Moreover, it is provided in section 109-1 of the Criminal Code of 1961 (Ill. Rev. Stat. 1985, ch. 38, pars. 109-1(a), (b)(2), (b)(3)) that a person arrested on a warrant shall be taken without unnecessary delay before a judge and the judge shall advise the defendant of his right to counsel and if indigent the judge shall appoint a public defender or licensed attorney to represent him.
For the foregoing reasons, I would affirm the findings and ruling of the trial court which suppressed Perez' lineup identification of the defendant. I am constrained to further point out my disagreement with the majority's conclusion that "it was not unreasonable to hold defendant for a few more minutes so that the victim of the food mart robbery could view him in a lineup." First, the record reveals that the defendant was held considerably longer than just a few minutes for the White Hen Pantry robbery victims to view him in a lineup. Second, and more important, because there was no probable cause to detain the defendant, as the trial court found, not only was it unreasonable to further detain the defendant, this continued detention was also unlawful and violated the defendant's constitutional right to be secure against unreasonable detention.

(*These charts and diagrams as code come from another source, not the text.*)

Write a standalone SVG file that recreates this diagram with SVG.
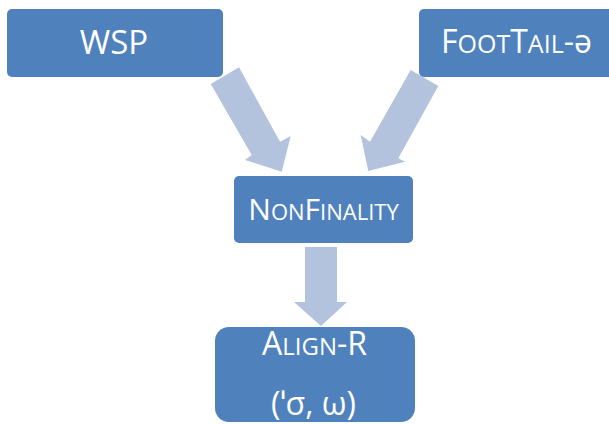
<svg xmlns="http://www.w3.org/2000/svg" width="609" height="424" viewBox="0 0 609 424">
  <style>
    .box { fill: #4F81BD; }
    .arrow { fill: #B3C3DD; }
    .label { font-family: "Open Sans", "Noto Sans", "DejaVu Sans", sans-serif; fill: #FFFFFF; text-anchor: middle; }
  </style>
  <rect width="609" height="424" fill="#FFFFFF"/>

  <!-- block arrows -->
  <g id="connectors">
    <polygon class="arrow" points="210.7,84 239,67.3 280,141.7 290.7,136 281.7,171.7 245,160 251.7,155"/>
    <polygon class="arrow" points="410.7,70 438.3,86 398.3,158.3 405,161.7 368.3,171 360.7,135 370,141.7"/>
    <polygon class="arrow" points="305,247 337,247 337,302 347,302 321,326 294,302 305,302"/>
  </g>

  <g id="wsp">
    <rect class="box" x="7" y="9" width="216" height="68" rx="5"/>
    <text class="label" x="114" y="54" font-size="33">WSP</text>
  </g>

  <g id="foottail">
    <rect class="box" x="419" y="9" width="220" height="68" rx="5"/>
    <text class="label" x="516.5" y="53" font-size="32">F<tspan font-size="25">OOT</tspan>T<tspan font-size="25">AIL</tspan>-ə</text>
  </g>

  <g id="nonfinality">
    <rect class="box" x="234" y="176" width="179" height="67" rx="5"/>
    <text class="label" x="323.5" y="220" font-size="30">N<tspan font-size="22">ON</tspan>F<tspan font-size="22">INALITY</tspan></text>
  </g>

  <g id="align-r">
    <rect class="box" x="215" y="327" width="200" height="95" rx="14"/>
    <text class="label" x="314.5" y="355" font-size="32">A<tspan font-size="24">LIGN</tspan>-R</text>
    <text class="label" x="313.5" y="415" font-size="32">(ˈσ, ω)</text>
  </g>
</svg>
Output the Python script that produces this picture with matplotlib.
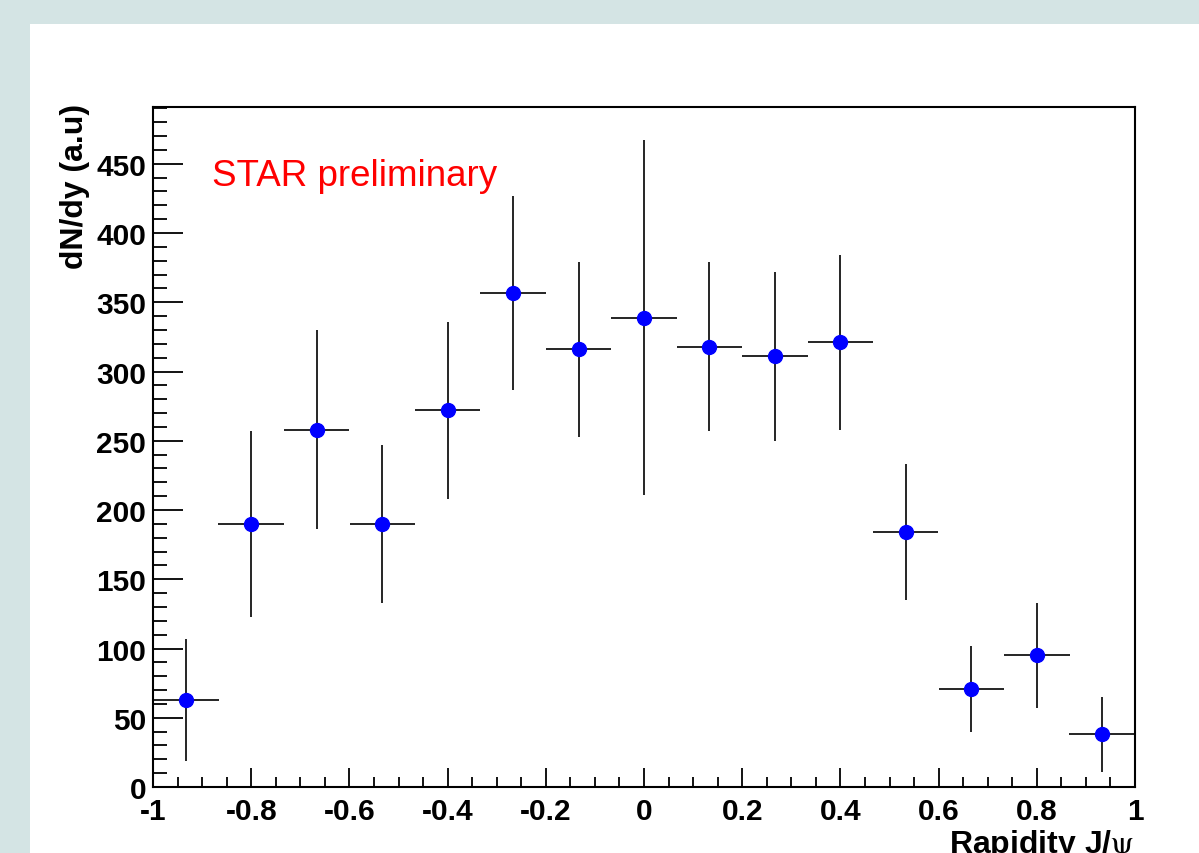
import numpy as np
import matplotlib.pyplot as plt
from matplotlib.patches import Rectangle
from matplotlib.ticker import MultipleLocator

# data
rapidity = [-0.933, -0.8, -0.667, -0.533, -0.4, -0.267, -0.133, 0.0,
            0.133, 0.267, 0.4, 0.533, 0.667, 0.8, 0.933]
dndy = [63, 190, 258, 190, 272, 357, 316, 339, 318, 311, 321, 184, 71, 95, 38]
dndy_err = [44, 67, 72, 57, 64, 70, 63, 128, 61, 61, 63, 49, 31, 38, 27]
bin_half = [0.0667] * len(rapidity)
xtick_labels = ["-1", "-0.8", "-0.6", "-0.4", "-0.2", "0", "0.2", "0.4",
                "0.6", "0.8", "1"]

W, H = 1199, 854
plt.rcParams["font.family"] = ["Liberation Sans", "DejaVu Sans"]
plt.rcParams["mathtext.fontset"] = "stix"

fig = plt.figure(figsize=(W / 100, H / 100), dpi=100)
fig.patch.set_facecolor("#d4e4e4")
# white pad on top of the grey backdrop
bg = Rectangle((30 / W, 0), 1 - 30 / W, (H - 25) / H,
               transform=fig.transFigure, fc="white", ec="none", zorder=-10)
fig.add_artist(bg)

ax = fig.add_axes([153 / W, (H - 788) / H, (1135 - 153) / W, (788 - 108) / H])
ax.set_zorder(5)
ax.set_facecolor("white")

ax.errorbar(rapidity, dndy, xerr=bin_half, yerr=dndy_err, fmt="o",
            color="black", ecolor="black", elinewidth=1.2, capsize=0,
            markerfacecolor="#0000ff", markeredgecolor="#0000ff", markersize=10)

ax.set_xlim(-1, 1)
ax.set_ylim(0, 491)

ax.set_xticks(np.linspace(-1, 1, len(xtick_labels)))
ax.set_xticklabels(xtick_labels)
ax.xaxis.set_minor_locator(MultipleLocator(0.05))
ax.yaxis.set_major_locator(MultipleLocator(50))
ax.yaxis.set_minor_locator(MultipleLocator(10))

ax.tick_params(axis="both", which="both", direction="in", width=1.3, colors="black")
ax.tick_params(axis="x", which="major", length=14, pad=7, labelsize=21.5)
ax.tick_params(axis="x", which="minor", length=7)
ax.tick_params(axis="y", which="major", length=21.5, pad=5, labelsize=21.5)
ax.tick_params(axis="y", which="minor", length=10)
for lab in ax.get_xticklabels() + ax.get_yticklabels():
    lab.set_fontweight("bold")

for sp in ax.spines.values():
    sp.set_linewidth(1.5)

ax.text(212 / W, 1 - 186 / H, "STAR preliminary", transform=fig.transFigure,
        color="red", fontsize=26.5, ha="left", va="baseline")

fig.text(75 / W, 1 - 104 / H, "dN/dy (a.u)", rotation=90, ha="center", va="top",
         fontsize=23, fontweight="bold")
fig.text(1135 / W, 1 / H, r"Rapidity J/$\mathrm{\psi}$", ha="right", va="baseline",
         fontsize=23, fontweight="bold")

fig.savefig("out.png", dpi=100, facecolor=fig.get_facecolor())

I must also point out my disagreement with the majority's determination that "the conduct of the police in this case was neither purposeful nor flagrant." First, this is not the proper criterion for judging the validity of the officer's conduct. The proper and constitutional criterion was whether there was probable cause to further detain the defendant. The trial court found that there was not. Second, and again more important, the officers' conduct in this case was purposeful and offensively flagrant. It is difficult to conceive what could have been more purposeful or flagrant than for the officers to have the defendant viewed in lineups by the victims of a dozen robberies when there was no probable cause that the defendant committed any of them.